A few years ago this seemed a bit too extreme for me. Now, with the web mostly burned down anyway, I see little to lose and lots to gain in a section 230 repeal. My, how the Overton Window changes on some ideas. And when it's changing on some things it tends to accelerate on others too, like a social momentum on reconsidering past norms.

Pxtl 6 hours ago | parent [-]

My compromise pitch, since the "You need ID from your users" ship has sailed:

Companies are not liable if they have proper ID of the person who submitted the content and can provide that to a plaintiff. If they have not made a good-faith effort to know who submitted this info (like taking ID, not just an email address) then they're taking responsibility for the submitted content.

Which means sites that have responsible moderation can still allow anonymous contributions.

The real problem is the inherent asymmetry of legal battles, where the wealthiest can fight forever with endless motions and have near-total impunity while a legal action would basically nuke a normal person's life.

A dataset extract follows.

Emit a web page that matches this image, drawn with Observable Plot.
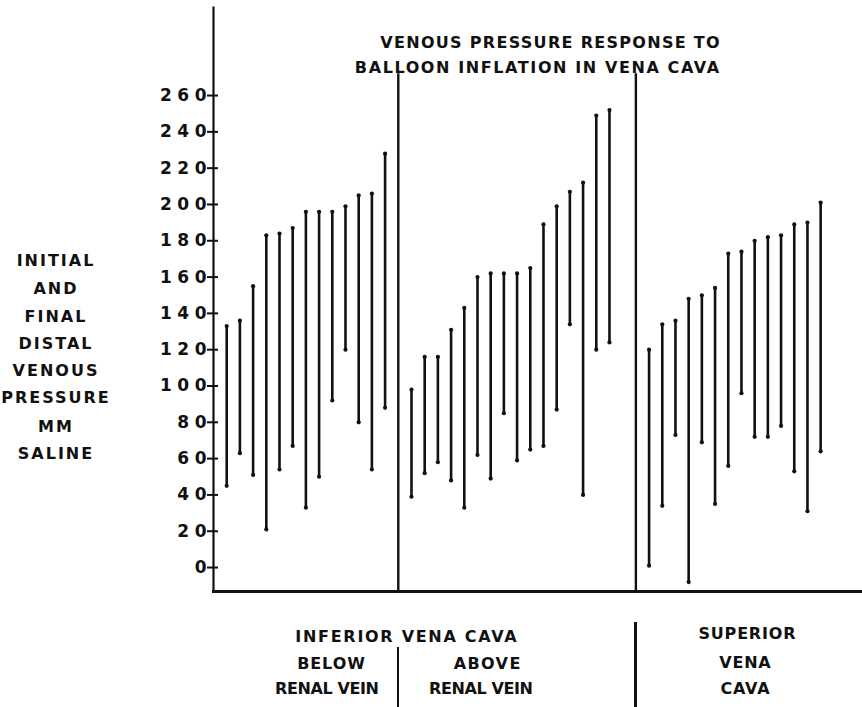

Not to mention the fact that an international border can often make this whole conversation moot.

epistasis 6 hours ago | parent | next [-]

> Which means sites that have responsible moderation can still allow anonymous contributions.

Anonymous contributions, up to the point of somebody compromising the service? With the quantity of password hash thefts, I suspect we'll see even more ID thefts this way.

I can't imagine using any service that asks for ID, except perhaps from the well-established giants, so an exception for identifiability would effectively be a gigantic moat granted to the largest internet companies to keep out competition. Anything like that would need to be paired with massive anti-trust changes, as well as perhaps government take-over of the giants as utilities, none of which sounds very appealing...

That said, don't take any of my rambling as discouragement, your type of thinking is exactly what we need, we need massive amounts of policy discussion and your suggestion is very innovative.

pocksuppet 4 hours ago | parent | prev | next [-]

That's basically how things used to work in Germany. It used to be that if someone torrented movies on your internet connection, you were fined. No ifs, no buts, they monitored 100% of the public torrents and courts agreed with 100% of the fines. And they didn't care who did it - if they didn't know (which is almost always true) they fined the owner of the internet connection. It was a really really bad law. For 10-15 years after every other country had public wifi hotspots, Germany didn't because the owner would get fined for every torrent. After a very long time, they eventually passed a law saying public wifi operators didn't have to pay.

2OEH8eoCRo0 6 hours ago | parent | prev [-]

I like this compromise.

One of my issues is the lack of liability in practice. The poster is technically liable but they're anon, behind proxies, foreign, etc. and unaccountable. It results in people being harmed online without recourse.

These companies should have a duty to know who their users are.